Surely this is all just obvious, though? Though maybe not to Zitty.

And perhaps they just didn't like the idea of them funding a free listings mag, albeit in English - knowing that most Germans' English, while pretty bad at times, would be good enough to understand the cinema programme
and exhibitions guide (the main reason why people buy listings magazines, not the editorial).

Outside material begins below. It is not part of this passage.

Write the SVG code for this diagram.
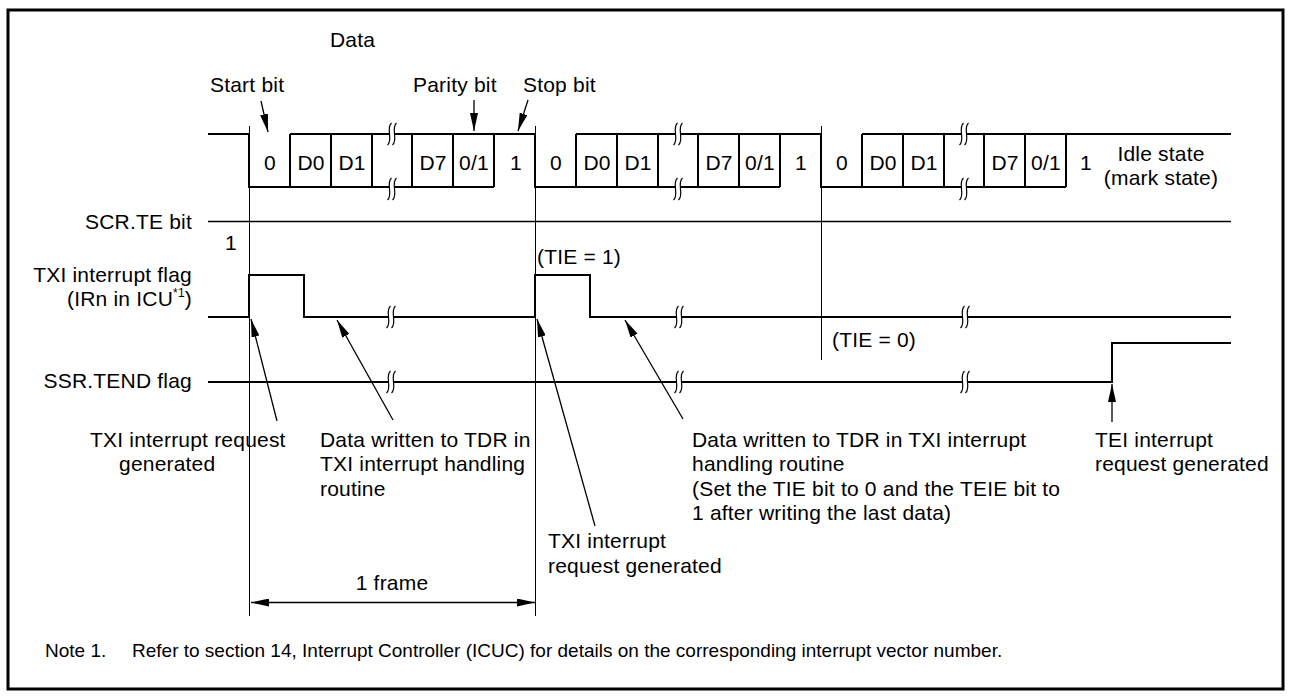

When I buy a listings mag, it is almost always Zitty, as I prefer the layout, I preferred the newsprint-like paper and the lack of colour (until recently) and the general lack of "tits and arse" on the front page (and in the classifieds) when compared to tip. And I read some of the articles too, where as tip's writing is generally on the level of the B.Z..

Ed Ward said...

Daggi, Metropolis never had much in the way of listings, partially because our editorial pages were limited by the number of ads we ran, and partially because we thought features and criticism were a better use of the space. What listings we did run concentrated on English-language events. This was before the huge OF/OMU cinema complex in Potsdamer Platz existed, so we were the main repository of which cinemas were running those films. For pop music, we concentrated on Anglo-American acts, theater was exclusively English-language, and we also publicized book readings and so on. So we weren't in any kind of competition with our parent, except very peripherally.

Anonymous said...

Ed, not nice of you to call our fine specimen of collective penmanship "a morass of comments". As for not getting involved in any other magazine startup, promis juré, wasn't that exactly what you were planning to do in Montpellier?

Ed Ward said...

Actually, Olivier, that's what I was doing in Nimes in January this year. A magazine just for Montpellier wouldn't work: too small a market. It'd have to be a website, and I'm not the guy for that.